© Fraunhofer IOSB

Autonomous systems / robotics

Environment detection and motion planning for autonomous systems

An essential component of autonomous systems are methods for autonomous environment perception, position estimation as well as static and dynamic path planning. For autonomous environment detection, the data of different sensors have to be processed and transferred into environment models. AI methods help here, for example, to derive driveability maps from camera images and laser data. We have at our disposal powerful methods of sensor data fusion and Simulataneous Localization and Mapping (SLAM) to enable task- and environment-specific optimal environmental detection and navigation. This basis is used by our motion planning algorithms to optimally control robot systems in a wide variety of environments (structured, unstructured, underwater).

The Fraunhofer IOSB coordinates the Competence Center ROBDEKON ("Robots for decontamination in hostile environments"), which was founded in 2018. Here, complex autonomous systems for use in hostile environments are developed and demonstrated. Comprehensive solutions for autonomous movement and manipulation are demonstrated e.g. on autonomous construction machines.

In the project AKIT ("Autonomy KIT for near-series working vehicles for networked and assisted recovery of hazardous sources"), a kit for work machines was developed, with which excavators and tractors that are available on site in disaster scenarios can be quickly converted into autonomously and semi-autonomously operating recovery and transport vehicles to carry out work in particularly hazardous areas. This successfully demonstrated concept has been under further development in the AKITpro project since 2021.
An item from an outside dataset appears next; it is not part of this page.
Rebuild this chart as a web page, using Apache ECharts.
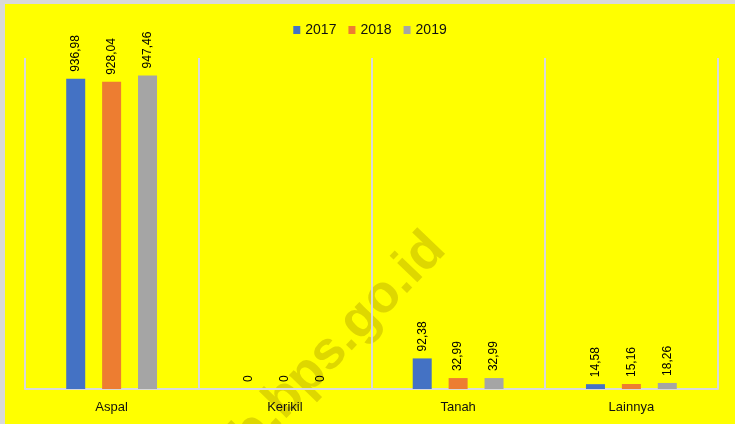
<!DOCTYPE html>
<html>
<head>
<meta charset="utf-8">
<script src="https://cdn.jsdelivr.net/npm/echarts@6/dist/echarts.min.js"></script>
<style>
  html, body { margin: 0; padding: 0; background: #d9d9d9; }
  #chart { position: absolute; left: 5px; top: 4px; width: 730px; height: 420px; }
</style>
</head>
<body>
<div id="chart"></div>
<script>
// data
var categories = ['Aspal', 'Kerikil', 'Tanah', 'Lainnya'];
var years = ['2017', '2018', '2019'];
var data2017 = [936.98, 0, 92.38, 14.58];
var data2018 = [928.04, 0, 32.99, 15.16];
var data2019 = [947.46, 0, 32.99, 18.26];

var colors = ['#4472C4', '#ED7D31', '#A5A5A5'];
var FONT = '"Liberation Sans", Arial, sans-serif';

var chart = echarts.init(document.getElementById('chart'));

// label angka pakai koma desimal
function labelKoma(p) {
  return String(p.value).replace('.', ',');
}

function makeSeries(name, values, color) {
  return {
    name: name,
    type: 'bar',
    data: values,
    barWidth: 19,
    barGap: '89%',
    itemStyle: { color: color },
    label: {
      show: true,
      position: 'top',
      rotate: 90,
      align: 'left',
      verticalAlign: 'middle',
      distance: 7,
      fontSize: 12,
      fontFamily: FONT,
      color: '#000',
      formatter: labelKoma
    }
  };
}

var option = {
  backgroundColor: '#ffff00',
  animation: false,
  legend: {
    data: years,
    top: 14,
    left: 'center',
    itemWidth: 7,
    itemHeight: 8,
    itemGap: 12,
    icon: 'rect',
    textStyle: { fontSize: 14, fontFamily: FONT, color: '#111' }
  },
  grid: { left: 20, right: 17, top: 54, bottom: 35 },
  xAxis: {
    type: 'category',
    data: categories,
    axisLine: { lineStyle: { color: '#d9d9d9', width: 2 } },
    axisTick: { show: false },
    axisLabel: { fontSize: 13, fontFamily: FONT, color: '#111', margin: 12 },
    splitLine: { show: true, lineStyle: { color: '#d9d9d9', width: 2 } }
  },
  yAxis: {
    type: 'value',
    min: 0,
    max: 1000,
    show: false,
    splitLine: { show: false }
  },
  graphic: [{
    type: 'text',
    x: 432,
    y: 237,
    rotation: 46 * Math.PI / 180,
    z: -10,
    silent: true,
    style: {
      text: 'kab.bps.go.id',
      font: 'bold 53px "Liberation Sans", Arial, sans-serif',
      fill: 'rgba(190,175,0,0.5)',
      textAlign: 'right',
      textVerticalAlign: 'middle'
    }
  }],
  series: [
    makeSeries(years[0], data2017, colors[0]),
    makeSeries(years[1], data2018, colors[1]),
    makeSeries(years[2], data2019, colors[2])
  ]
};

chart.setOption(option);
</script>
</body>
</html>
In the project LocSens the institute participates in the development of multi-sensor systems for environmental perception under rough conditions. In areas where optical sensors cannot be used, sensors based on radar and UWB-radio help to detect the environment reliably. The solutions implemented here can be applied to a whole range of new applications for autonomous systems.

The solutions and algorithms developed for the different applications can be quickly transferred to customer-specific applications due to their modularity. In many cases ROS (Robot Operation System) acts as middleware. Partial solutions can also be offered as embedded implementations on powerful microcontroller platforms.